Welcome to our reality
For 18 months, Americans have watched the Trump regime bend and break the rules while the Supreme Court puts its finger on the scale in his favor. As writer Anne Applebaum observed, Americans have grown so used to their president cheating and breaking rules that many missed why the rest of the world was quietly rooting for Belgium.
Over the past few days, the world finally got a sample of what it’s felt like for us under Trump.
The UEFA Europa League released a statement that could have been written by the Democrats in Congress, or by our long-suffering federal district courts. “Football, like any other sports, relies on rules, which are the basis for fair, honest and transparent competition. Sometimes rules are open to interpretation. In this case not.” The statement continued, with indignant earnestness, “When the certainty of rules is no longer guaranteed by its guardians, the integrity of the game is at stake and the credibility of a competition is undermined.”
Blatter, who himself was forced from office in 2015 amid a corruption scandal and remains suspended from FIFA activities until 2027, sounded like a Georgia election official circa November 2020: “Red cards are not overturned by political phone calls,” he declared. “They are overturned by rules, evidence and independent bodies.”

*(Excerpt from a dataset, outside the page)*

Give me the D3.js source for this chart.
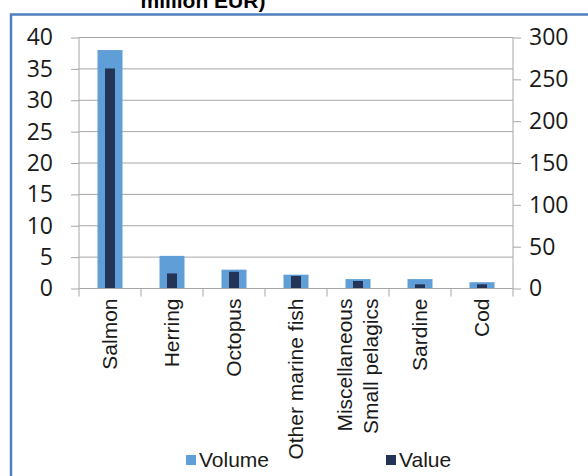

English manager Thomas Tuchel, whose own player had just been sent off, asked the question we all want answered. “Where to draw the line? That’s the question I ask and I have no answer to that — where does it end?” Downing Street, asked whether Trump’s actions were acceptable, sounded a lot like a retiring GOP senator. “Those decisions are a matter for the football world governing body and should stay that way.”
The U.S. head coach gave Sen. Susan Collins of Maine a run for her concern trophy. Mauricio Pochettino insisted Balogun’s reprieve had unfolded through a normal process, but also argued on principle that politicians shouldn’t lobby FIFA on specific matters: “We cannot mix that,” he said.
In the end, it was fitting that Balogun wound up scoring exactly zero goals. After the match was sealed, several Belgian players broke into a YMCA-like Trump dance. The Belgian federation posted a photo of the celebration, captioned “Overturn this.”
In the end, there is a lesson for us all. As noted by Prof. Steven Beschloss, who writes and reports about American politics and history, Belgium’s huge victory margin on Monday night mattered. After all, it made it hard for Trump to lie and say the game was rigged.



I like that there was an interaction between Balogun and the Belgium coach after the game. I don't think Balogun liked being in the middle of the controversial reversal and it was very classy of their coach to tell him it was not his fault. You know, classy like our president is not.
I was also not very popular in the bar I went to watch the game... apparently the only person not rooting for the US. I'm sorry, I think we've treated people from other countries very poorly and there is no reason for it. We did not deserve to have FOTUS brag about us winning as if he were personally responsible for it
The US can still win if Mike Pence has the courage.